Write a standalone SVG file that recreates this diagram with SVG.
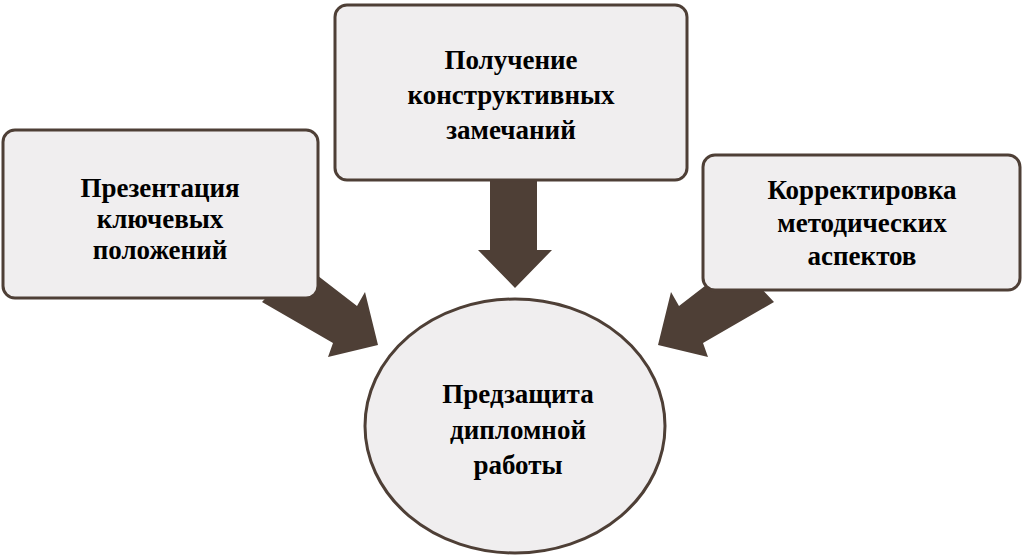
<svg xmlns="http://www.w3.org/2000/svg" width="1024" height="559" viewBox="0 0 1024 559">
<style>
.n{fill:#f0eeef;stroke:#4e3f36;stroke-width:3}
.a{fill:#4e3f36}
text{font-family:"Liberation Serif",serif;font-weight:bold;font-size:27px;fill:#000;text-anchor:middle}
</style>
<rect width="1024" height="559" fill="#fff"/>
<g id="connectors">
<polygon class="a" points="262,302,300,262,357,306,365,292,378,345,328,357,333,343"/>
<polygon class="a" points="490,170,537,170,537,250,552,250,515,288,478,250,490,250"/>
<polygon class="a" points="774,302,736,262,679,306,671,292,658,345,708,357,703,343"/>
</g>
<g id="left"><rect class="n" x="3" y="130" width="315" height="168" rx="12"/>
<text x="160" y="197">Презентация</text><text x="160" y="228">ключевых</text><text x="160" y="259">положений</text></g>
<g id="top"><rect class="n" x="335" y="5" width="352" height="175" rx="12"/>
<text x="511" y="69">Получение</text><text x="511" y="104">конструктивных</text><text x="511" y="139">замечаний</text></g>
<g id="right"><rect class="n" x="703" y="155" width="317" height="135" rx="12"/>
<text x="862" y="199">Корректировка</text><text x="862" y="232">методических</text><text x="862" y="265">аспектов</text></g>
<g id="center"><ellipse class="n" cx="515" cy="426" rx="150" ry="127"/>
<text x="518" y="403">Предзащита</text><text x="518" y="439">дипломной</text><text x="518" y="474">работы</text></g>
</svg>
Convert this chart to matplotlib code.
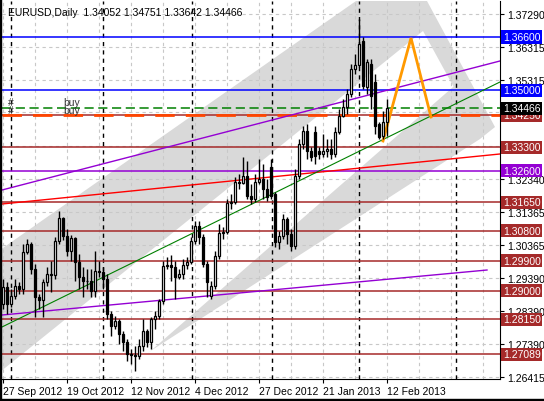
import matplotlib
matplotlib.use("Agg")
import matplotlib.pyplot as plt
from matplotlib.patches import Polygon, Rectangle

plt.rcParams['font.family'] = ['Liberation Sans', 'DejaVu Sans']

# ---------------- data ----------------
opens = [1.2859,1.2910,1.2859,1.2883,1.2913,1.2904,1.3015,1.3039,1.2964,1.2880,
         1.2871,1.2925,1.2949,1.2946,1.3048,1.3117,1.3063,1.3018,1.3057,1.2985,
         1.2940,1.2928,1.2928,1.2898,1.2958,1.2955,1.2934,1.2829,1.2793,1.2808,
         1.2769,1.2745,1.2709,1.2706,1.2703,1.2733,1.2778,1.2745,1.2814,1.2823,
         1.2868,1.2973,1.2976,1.2970,1.2940,1.2949,1.2976,1.2985,1.3048,1.3093,
         1.3060,1.2979,1.2883,1.2913,1.3003,1.3072,1.3075,1.3162,1.3165,1.3225,
         1.3222,1.3243,1.3183,1.3174,1.3225,1.3234,1.3204,1.3270,1.3189,1.3045,
         1.3063,1.3114,1.3069,1.3033,1.3243,1.3339,1.3378,1.3318,1.3375,1.3318,
         1.3309,1.3318,1.3324,1.3309,1.3375,1.3423,1.3450,1.3489,1.3564,1.3576,
         1.3648,1.3510,1.3579,1.3525,1.3399,1.3363,1.34052]
highs = [1.2934,1.2925,1.2904,1.2934,1.2925,1.3039,1.3054,1.3045,1.2979,1.2889,
         1.2934,1.2970,1.2988,1.3060,1.3138,1.3120,1.3084,1.3066,1.3060,1.3009,
         1.2970,1.2964,1.2964,1.3018,1.2988,1.2970,1.2949,1.2838,1.2823,1.2814,
         1.2778,1.2754,1.2724,1.2733,1.2754,1.2814,1.2784,1.2820,1.2838,1.2874,
         1.2988,1.3000,1.3006,1.2988,1.2964,1.2994,1.3000,1.3060,1.3108,1.3108,
         1.3069,1.2988,1.2928,1.3018,1.3099,1.3090,1.3174,1.3189,1.3240,1.3249,
         1.3300,1.3288,1.3219,1.3249,1.3294,1.3279,1.3234,1.3294,1.3195,1.3078,
         1.3129,1.3120,1.3084,1.3264,1.3354,1.3393,1.3399,1.3330,1.3393,1.3330,
         1.3369,1.3354,1.3354,1.3390,1.3444,1.3474,1.3504,1.3579,1.3609,1.3714,
         1.3660,1.3594,1.3594,1.3549,1.3405,1.3438,1.34751]
lows = [1.2844,1.2829,1.2850,1.2874,1.2889,1.2889,1.3009,1.2949,1.2820,1.2844,
        1.2820,1.2913,1.2895,1.2934,1.3039,1.3051,1.3003,1.2988,1.2928,1.2904,
        1.2880,1.2904,1.2880,1.2880,1.2940,1.2904,1.2814,1.2763,1.2784,1.2739,
        1.2718,1.2688,1.2679,1.2658,1.2694,1.2718,1.2730,1.2724,1.2784,1.2814,
        1.2859,1.2964,1.2928,1.2874,1.2934,1.2934,1.2964,1.2979,1.3039,1.3039,
        1.2970,1.2880,1.2874,1.2904,1.2994,1.3054,1.3069,1.3144,1.3159,1.3204,
        1.3219,1.3174,1.3159,1.3165,1.3219,1.3174,1.3168,1.3174,1.3030,1.3024,
        1.3054,1.3039,1.3018,1.3024,1.3234,1.3324,1.3294,1.3288,1.3279,1.3294,
        1.3300,1.3300,1.3294,1.3300,1.3369,1.3420,1.3429,1.3480,1.3549,1.3570,
        1.3504,1.3489,1.3444,1.3369,1.3354,1.3354,1.33642]
closes = [1.2910,1.2859,1.2883,1.2913,1.2904,1.3015,1.3039,1.2964,1.2880,1.2871,
          1.2925,1.2949,1.2946,1.3048,1.3117,1.3063,1.3018,1.3057,1.2985,1.2940,
          1.2928,1.2928,1.2898,1.2958,1.2955,1.2934,1.2829,1.2793,1.2808,1.2769,
          1.2745,1.2709,1.2706,1.2703,1.2733,1.2778,1.2745,1.2814,1.2823,1.2868,
          1.2973,1.2976,1.2970,1.2940,1.2949,1.2976,1.2985,1.3048,1.3093,1.3060,
          1.2979,1.2925,1.2913,1.3003,1.3072,1.3075,1.3162,1.3165,1.3225,1.3222,
          1.3243,1.3183,1.3174,1.3225,1.3234,1.3204,1.3180,1.3183,1.3045,1.3063,
          1.3114,1.3069,1.3033,1.3243,1.3339,1.3378,1.3318,1.3300,1.3303,1.3309,
          1.3318,1.3324,1.3309,1.3375,1.3423,1.3450,1.3489,1.3564,1.3576,1.3639,
          1.3513,1.3585,1.3483,1.3393,1.3360,1.3405,1.34466]

date_labels = ["27 Sep 2012", "19 Oct 2012", "12 Nov 2012", "4 Dec 2012",
               "27 Dec 2012", "21 Jan 2013", "12 Feb 2013"]
date_bars = [0, 16, 32, 48, 64, 80, 96]
month_bars = [2, 25, 47.25, 67.25, 89, 113.25]

price_ticks = [1.37290, 1.36315, 1.35315, 1.34340, 1.33340, 1.32340, 1.31365,
               1.30365, 1.29390, 1.28390, 1.27390, 1.26415]
price_tick_labels = ["1.37290", "1.36315", "1.35315", "", "", "1.32340", "1.31365",
                     "1.30365", "1.29390", "1.28390", "1.27390", "1.26415"]

levels = [1.36600, 1.35000, 1.34250, 1.33300, 1.32600, 1.31650, 1.30800,
          1.29900, 1.29000, 1.28150, 1.27089]
level_colors = ["#0000FF", "#0000FF", "#A52A2A", "#A52A2A", "#9400D3", "#A52A2A",
                "#A52A2A", "#A52A2A", "#A52A2A", "#A52A2A", "#A52A2A"]
current_price = 1.34466
buy_levels = [1.34470, 1.34250]

# trend lines (bar index, price)
trend_purple_up = ([-0.25, 124.25], [1.32017, 1.35882])
trend_red = ([-0.25, 124.25], [1.31598, 1.33096])
trend_green = ([-0.25, 124.25], [1.27913, 1.35253])
trend_purple_low = ([-0.25, 121.0], [1.28272, 1.29620])
zigzag = ([95, 102, 107], [1.33485, 1.36571, 1.34204])

# ---------------- figure ----------------
W, H = 544, 402
fig = plt.figure(figsize=(W / 100, H / 100), dpi=100, facecolor="white")
ax = fig.add_axes([2 / W, (H - 380) / H, 498 / W, 378 / H])
x0, x1 = -0.25, 124.25
y0, y1 = 1.26355, 1.37679
ax.set_xlim(x0, x1)
ax.set_ylim(y0, y1)


def px(xp, yp):
    """pixel position of a drawing object -> data coords"""
    bx = x0 + (xp - 2) / 498 * (x1 - x0)
    by = y1 - (yp - 2) / 378 * (y1 - y0)
    return (bx, by)


gray = "#D9D9D9"
outer = [px(*p) for p in [(0, 251), (356, 2), (427, 2), (495, 128), (480, 140), (107, 380), (0, 380)]]
inner = [px(*p) for p in [(0, 373), (423, 32), (453.5, 87.6), (118.5, 380), (0, 380)]]
ax.add_patch(Polygon(outer, closed=True, facecolor=gray, edgecolor="none", zorder=0))
ax.add_patch(Polygon(inner, closed=True, facecolor="white", edgecolor="none", zorder=0.5))

# grid
for b in range(0, 125, 8):
    ax.axvline(b, color="#C8C8C8", lw=0.8, ls=(0, (3, 3)), zorder=1)
for p in price_ticks:
    ax.axhline(p, color="#C8C8C8", lw=0.8, ls=(0, (3, 3)), zorder=1)
for b in month_bars:
    ax.axvline(b, color="black", lw=1.0, ls=(0, (3, 3)), zorder=1.5)

# horizontal levels
for lv, c in zip(levels, level_colors):
    ax.axhline(lv, color=c, lw=1.1, zorder=2)
ax.axhline(buy_levels[0], color="#008000", lw=1.1, ls=(0, (6, 3)), zorder=2.2)
ax.axhline(buy_levels[1], color="#FF4500", lw=2.0, ls=(0, (7, 4)), zorder=2.1)
for lv in buy_levels:
    ax.text(px(8, 0)[0], lv + 0.0017, "#", fontsize=7.5, color="#333333", va="center", ha="left", zorder=5)
    ax.text(px(63, 0)[0], lv + 0.0017, "buy", fontsize=7.5, color="#333333", va="center", ha="left", zorder=5)

# trend lines
ax.plot(*trend_purple_up, color="#9400D3", lw=1.0, zorder=2.5)
ax.plot(*trend_red, color="#FF0000", lw=1.0, zorder=2.5)
ax.plot(*trend_green, color="#008000", lw=0.8, zorder=2.5)
ax.plot(*trend_purple_low, color="#9400D3", lw=1.0, zorder=2.5)
ax.plot(*zigzag, color="#FF9900", lw=2.0, zorder=2.6, solid_joinstyle="miter")

# candles
bw = 0.55
for i, (o, h, l, c) in enumerate(zip(opens, highs, lows, closes)):
    ax.vlines(i, l, h, color="black", lw=1.0, zorder=3)
    lo, hi = min(o, c), max(o, c)
    if hi - lo < 0.00015:
        hi = lo + 0.00015
    ax.add_patch(Rectangle((i - bw / 2, lo), bw, hi - lo,
                           facecolor="white" if c >= o else "black",
                           edgecolor="black", lw=0.9, zorder=4))

# axes styling
for s in ["top", "left"]:
    ax.spines[s].set_visible(False)
ax.spines["right"].set_color("black")
ax.spines["bottom"].set_color("black")
ax.yaxis.tick_right()
ax.set_yticks(price_ticks)
ax.set_yticklabels(price_tick_labels, fontsize=7.5)
ax.tick_params(axis="y", length=3, pad=2, colors="black")
ax.set_xticks(date_bars)
ax.set_xticklabels(date_labels, fontsize=7.5, ha="left")
ax.tick_params(axis="x", length=3, pad=2)

# level boxes on the price axis
box_cols = level_colors + ["black"]
for lv, c in zip(levels + [current_price], box_cols):
    ax.text(1.006, lv, f"{lv:.5f}", transform=ax.get_yaxis_transform(),
            fontsize=7.5, color="white", va="center", ha="left", zorder=10,
            bbox=dict(boxstyle="square,pad=0.15", facecolor=c, edgecolor="none"),
            clip_on=False)

ax.text(0.012, 0.985, "EURUSD,Daily  1.34052 1.34751 1.33642 1.34466",
        transform=ax.transAxes, fontsize=7.5, va="top", ha="left", zorder=10)

fig.add_artist(Rectangle((0, 0), 1, 2 / H, transform=fig.transFigure, color="black"))
fig.add_artist(Rectangle((0, 0), 1 / W, 1, transform=fig.transFigure, color="black"))

fig.savefig("out.png", dpi=100)
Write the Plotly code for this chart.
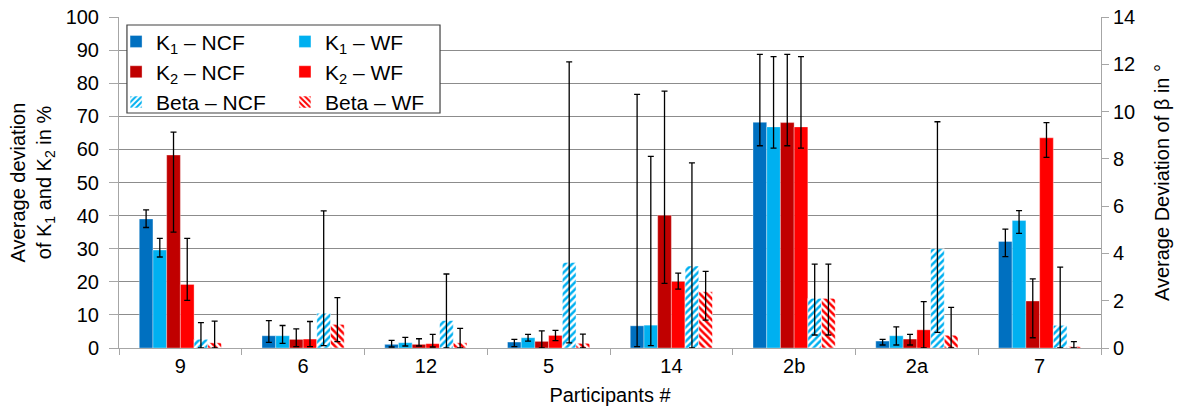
import plotly.graph_objects as go

categories = ["9", "6", "12", "5", "14", "2b", "2a", "7"]

# K values in %, error bar endpoints (upper / lower)
k1_ncf = [39.0, 3.7, 1.1, 1.8, 6.7, 68.2, 2.1, 32.2]
k1_ncf_hi = [41.7, 8.3, 2.3, 2.6, 76.6, 88.7, 2.6, 35.9]
k1_ncf_lo = [36.4, 1.7, 0.3, 0.4, 0.4, 61.1, 0.9, 27.6]

k1_wf = [29.6, 3.7, 1.6, 3.1, 6.9, 66.8, 3.7, 38.5]
k1_wf_hi = [33.1, 6.8, 3.2, 4.1, 57.9, 88.0, 6.4, 41.5]
k1_wf_lo = [27.5, 1.4, 0.6, 2.1, 0.7, 60.4, 0.9, 34.6]

k2_ncf = [58.3, 2.6, 1.1, 2.0, 40.1, 68.1, 2.7, 14.2]
k2_ncf_hi = [65.2, 5.8, 2.8, 5.2, 77.6, 88.7, 4.1, 20.9]
k2_ncf_lo = [35.0, 0.4, 0.6, 0.0, 19.5, 61.1, 0.9, 3.1]

k2_wf = [19.2, 2.7, 1.3, 3.8, 20.1, 66.8, 5.5, 63.5]
k2_wf_hi = [33.1, 8.0, 4.1, 5.3, 22.6, 88.0, 14.0, 68.1]
k2_wf_lo = [14.4, 0.4, 0.3, 2.2, 17.8, 60.4, 0.0, 57.6]

# Beta in degrees (right axis)
beta_ncf = [0.37, 1.47, 1.16, 3.62, 3.47, 2.10, 4.20, 0.96]
beta_ncf_hi = [1.07, 5.80, 3.13, 12.10, 7.83, 3.55, 9.57, 3.42]
beta_ncf_lo = [0.0, 0.10, 0.0, 0.22, 0.0, 0.55, 0.66, 0.0]

beta_wf = [0.22, 1.00, 0.22, 0.20, 2.38, 2.10, 0.54, 0.06]
beta_wf_hi = [1.14, 2.13, 0.83, 0.59, 3.24, 3.55, 1.72, 0.27]
beta_wf_lo = [0.0, 0.27, 0.0, 0.0, 1.18, 0.55, 0.0, 0.0]

FONT = "Liberation Sans, Arial, sans-serif"

series = [
    ("K<sub>1</sub> – NCF", k1_ncf, k1_ncf_hi, k1_ncf_lo, "#0070C0", None, "y", "legend"),
    ("K<sub>1</sub> – WF", k1_wf, k1_wf_hi, k1_wf_lo, "#00B0F0", None, "y", "legend2"),
    ("K<sub>2</sub> – NCF", k2_ncf, k2_ncf_hi, k2_ncf_lo, "#C00000", None, "y", "legend"),
    ("K<sub>2</sub> – WF", k2_wf, k2_wf_hi, k2_wf_lo, "#FF0000", None, "y", "legend2"),
    ("Beta – NCF", beta_ncf, beta_ncf_hi, beta_ncf_lo, "#00B0F0", "/", "y2", "legend"),
    ("Beta – WF", beta_wf, beta_wf_hi, beta_wf_lo, "#FF0000", "\\", "y2", "legend2"),
]

fig = go.Figure()
for i, (name, vals, hi, lo, color, pat, yax, leg) in enumerate(series):
    plus = [h - v for h, v in zip(hi, vals)]
    minus = [max(v - l, 0) for v, l in zip(vals, lo)]
    if pat:
        marker = dict(color="white",
                      pattern=dict(shape=pat, fgcolor=color, bgcolor="white",
                                   size=5, solidity=0.5, fillmode="replace"),
                      line=dict(color="rgba(255,255,255,0.5)", width=1))
    else:
        marker = dict(color=color, line=dict(color="rgba(255,255,255,0.35)", width=1))
    fig.add_trace(go.Bar(
        x=categories, y=vals, name=name, yaxis=yax, legend=leg,
        marker=marker,
        offsetgroup=str(i), alignmentgroup="all",
        error_y=dict(type="data", symmetric=False, array=plus, arrayminus=minus,
                     color="black", thickness=1.3, width=3),
    ))

fig.update_layout(
    width=1185, height=412,
    margin=dict(l=119, r=84, t=17, b=64, autoexpand=False),
    paper_bgcolor="white", plot_bgcolor="white",
    barmode="group", bargap=0.33, bargroupgap=0,
    font=dict(family=FONT, size=20, color="black"),
    xaxis=dict(
        type="category", showline=True, linecolor="#A6A6A6", linewidth=1,
        ticks="outside", tickson="boundaries", ticklen=6, tickcolor="#A6A6A6",
        tickfont=dict(size=20, family=FONT), automargin=False,
        title=dict(text="Participants #", font=dict(size=20, family=FONT), standoff=11),
    ),
    yaxis=dict(
        range=[0, 100], dtick=10, showgrid=True, gridcolor="#8C8C8C", gridwidth=1,
        showline=True, linecolor="#A6A6A6", linewidth=1,
        ticks="outside", ticklen=9, tickcolor="#A6A6A6", ticklabelstandoff=6,
        tickfont=dict(size=20, family=FONT), zeroline=False, automargin=False,
        title=dict(text="Average deviation<br>of K<sub>1</sub> and K<sub>2</sub> in %",
                   font=dict(size=20, family=FONT), standoff=8),
    ),
    yaxis2=dict(
        range=[0, 14], dtick=2, overlaying="y", side="right", showgrid=False,
        showline=True, linecolor="#A6A6A6", linewidth=1,
        ticks="outside", ticklen=7, tickcolor="#A6A6A6",
        tickfont=dict(size=20, family=FONT), zeroline=False, automargin=False,
        title=dict(text="Average Deviation of β in °", font=dict(size=20, family=FONT),
                   standoff=20),
    ),
    legend=dict(x=-0.003, y=0.987, xanchor="left", yanchor="top",
                bgcolor="rgba(0,0,0,0)", font=dict(size=21, family=FONT),
                itemwidth=30, tracegroupgap=0, traceorder="normal"),
    legend2=dict(x=0.169, y=0.987, xanchor="left", yanchor="top",
                 bgcolor="rgba(0,0,0,0)", font=dict(size=21, family=FONT),
                 itemwidth=30, tracegroupgap=0, traceorder="normal"),
    shapes=[dict(type="rect", xref="paper", yref="paper",
                 x0=0.0081, x1=0.3269, y0=0.71, y1=0.9758,
                 line=dict(color="#404040", width=1.2), fillcolor="white",
                 layer="above")],
)

fig.write_html("out.html", config={"displayModeBar": False},
               post_script="document.body.style.margin='0';")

*-*-*

» **STATED EXERCISE**
Give back exactly the lines from the one that holds "Write the Plotly code for this chart." to the one that holds "k1_ncf_lo = [36.4, 1.7, 0.3, 0.4, 0.4, 61.1, 0.9, 27.6]", with both ends and without the images.

» **WRITTEN SOLUTION**
Write the Plotly code for this chart.
import plotly.graph_objects as go

categories = ["9", "6", "12", "5", "14", "2b", "2a", "7"]

# K values in %, error bar endpoints (upper / lower)
k1_ncf = [39.0, 3.7, 1.1, 1.8, 6.7, 68.2, 2.1, 32.2]
k1_ncf_hi = [41.7, 8.3, 2.3, 2.6, 76.6, 88.7, 2.6, 35.9]
k1_ncf_lo = [36.4, 1.7, 0.3, 0.4, 0.4, 61.1, 0.9, 27.6]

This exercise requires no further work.